While you’re waiting for me to start blogging, I thought I would publish a few of my “Saving (composer’s name)” series that I wrote for the Community MX blog some years back. This first one is about “Saving Mozart”. My son was in 8th grade when I wrote it. I mention the incomparable Peabody Conservatory in the post, and never dreamed that today my son would be a music major attending college there. So, here is the first in four “Saving” posts that I will add to my blog.

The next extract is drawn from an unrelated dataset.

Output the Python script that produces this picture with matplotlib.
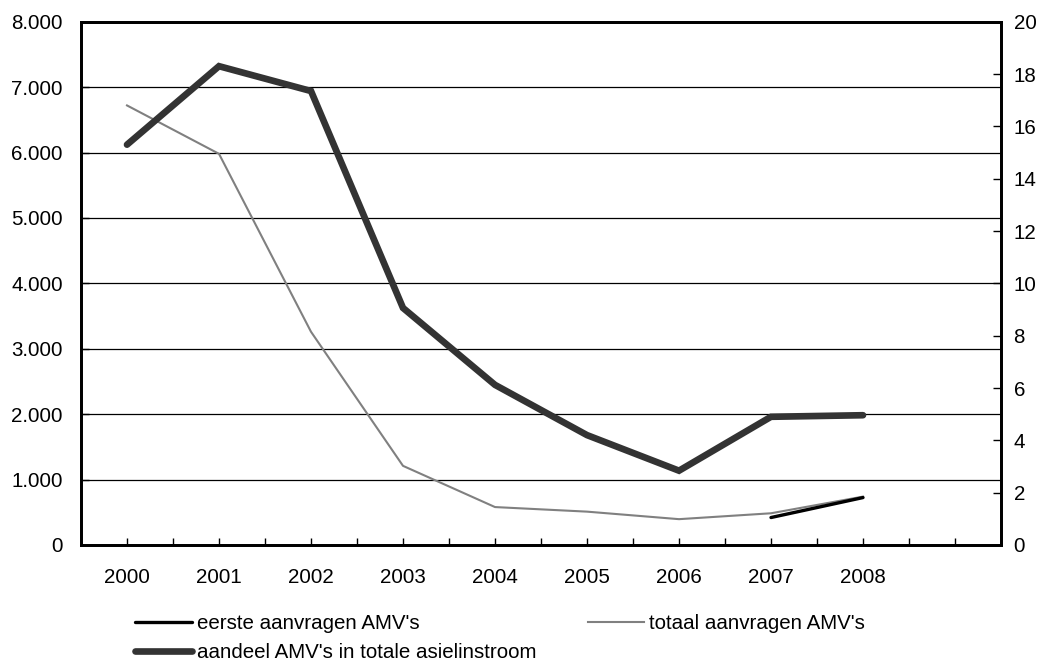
import numpy as np
import matplotlib
matplotlib.use("Agg")
import matplotlib.pyplot as plt
from matplotlib.ticker import FuncFormatter, MultipleLocator

plt.rcParams["font.family"] = ["Liberation Sans", "DejaVu Sans"]

# data
jaren = ["2000", "2001", "2002", "2003", "2004", "2005", "2006", "2007", "2008"]
eerste = [np.nan, np.nan, np.nan, np.nan, np.nan, np.nan, np.nan, 420, 725]
totaal = [6720, 5980, 3260, 1210, 580, 510, 395, 485, 740]
aandeel = [15.3, 18.3, 17.35, 9.06, 6.12, 4.2, 2.84, 4.9, 4.96]

fs = 14.8
fig = plt.figure(figsize=(10.45, 6.63), dpi=100)
ax = fig.add_axes([81 / 1045, 1 - 545 / 663, 920 / 1045, (545 - 21.7) / 663])
ax2 = ax.twinx()

x = np.arange(len(jaren))

# horizontal gridlines
for v in range(1000, 8000, 1000):
    ax.axhline(v, color="black", lw=0.9, zorder=1)

l1, = ax.plot(x, eerste, color="black", lw=2.4, zorder=4, solid_capstyle="round")
l2, = ax.plot(x, totaal, color="#808080", lw=1.5, zorder=3)
l3, = ax2.plot(x, aandeel, color="#333333", lw=4.8, zorder=3,
               solid_capstyle="round", solid_joinstyle="miter")

ax.set_xlim(-0.5, 9.5)
ax.set_ylim(0, 8000)
ax2.set_ylim(0, 20)

ax.yaxis.set_major_locator(MultipleLocator(1000))
ax.yaxis.set_major_formatter(FuncFormatter(lambda v, p: f"{int(v):,}".replace(",", ".")))
ax2.yaxis.set_major_locator(MultipleLocator(2))

ax.set_xticks(np.arange(0, 10))
ax.set_xticklabels(jaren + [""])
ax.set_xticks(np.arange(-0.5, 10, 1.0), minor=True)

ax.tick_params(axis="x", which="both", direction="in", length=5, width=1, pad=16.5, labelsize=fs)
ax.tick_params(axis="y", direction="in", length=6, width=1, pad=13, labelsize=fs)
ax2.tick_params(axis="y", direction="in", length=6, width=1, pad=9, labelsize=fs)

for a in (ax, ax2):
    for s in a.spines.values():
        s.set_linewidth(2)
        s.set_color("black")

fig.legend([l1, l3, l2],
           ["eerste aanvragen AMV's", "aandeel AMV's in totale asielinstroom",
            "totaal aanvragen AMV's"],
           ncol=2, loc="upper left", bbox_to_anchor=(135 / 1045, 1 - 614 / 663),
           frameon=False, fontsize=fs, borderpad=0, borderaxespad=0,
           handlelength=2.75, handletextpad=0.25, labelspacing=0.5,
           columnspacing=2.5)

fig.savefig("out.png", dpi=100)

Posted Friday, May 13, 2005 12:59:37 PM by Sheri German
After three years of sitting in on the Howard County Middle School Gifted Talented Orchestra, it’s all over. My son joined the viola section in 6th grade, and I stayed for rehearsals partly because we live a half hour away and driving home, then back again made no sense. I also stayed, however, because I liked watching the music evolve from the first sight-read train wreck to a finished, polished gem. I liked watching the director, a master teacher who handled the children with skill and humor, mold pieces in the shortest time possible, as the bird flies. I fell into creating and managing the orchestra web site, helping with chairs, and organizing parent volunteers.
It’s all over now. My son is graduating from eighth grade. He probably didn’t always like having me there. I probably won’t be able to sit in on the equivalent high school orchestra, Howard Regional Youth Orchestra, that he hopes to join. So it is with a great deal of melancholy that I attended the final HCMSGTO concert of the year. I sat amazed, as always, at the quality of an orchestra that auditioned and accepted only children who played at a high level because they were willing to practice diligently. Still, even among these children, few will become professional musicians. There are just too few spots for professional classical musicians, coupled with ever dwindling audiences.
Why don’t young people like classical music? Or is it just that they think they don’t like classical music because of all the misconceptions out there? Even those with the best of intentions write things like “to become relaxed before bed, listen to classical music.” No wonder young people don’t give it a chance. I don’t like deadly dull, soporific music either. And classical music. is. not. dull. Nothing beats the savagery of Stravinksy’s Rite of Spring cranked up loud while you’re driving 70 on the Interstate. Shostakovich’s Piano Trio in e minor would give any heavy metal piece a run for its money, written as it was on the theme of Jews being forced to dance before being shot by the Nazis. Or how about this? Last summer we drove through the Austrian Alps with Wagner Overtures blasting from the bus CD player. Everyone–young and old–got a rush from that. Classical music appeals to my Dionysian side, not my meek and mild side.
So how do we save Mozart? A lot rests with our music educators, many of whom are confined to teaching in janitor’s closets, like our daughter’s string orchestra teacher was for her first couple years of high school. Engaged in an underground movement of sorts (competing as they are for dollars that many parents would prefer to see put into sports), the dedicated music teachers of Howard County are answering the challenge. At the final orchestra concert, the superintendent of music took the mike and told the audience that Howard County had just been named one of the top school systems in the country for music.
It helps that our county is within spitting distance of Peabody Conservatory (a division of John Hopkins), and is awash with the highest quality teachers, both private and in our schools. It helps that we have educated families who recognize the value of music lessons and are willing to see that their children get them. But what will save Mozart is the dedication of our music teachers as they give time to all the extracurricular orchestras, bands, and festivals that the county hosts. Yes, most of the children in these groups will not become professionals, but they will become audiences.
And as wonderful as it is to have YoYo Ma and Joshua Bell and Wynton Marsalis, in the end only audiences – head over heels in love with the music – can save Mozart.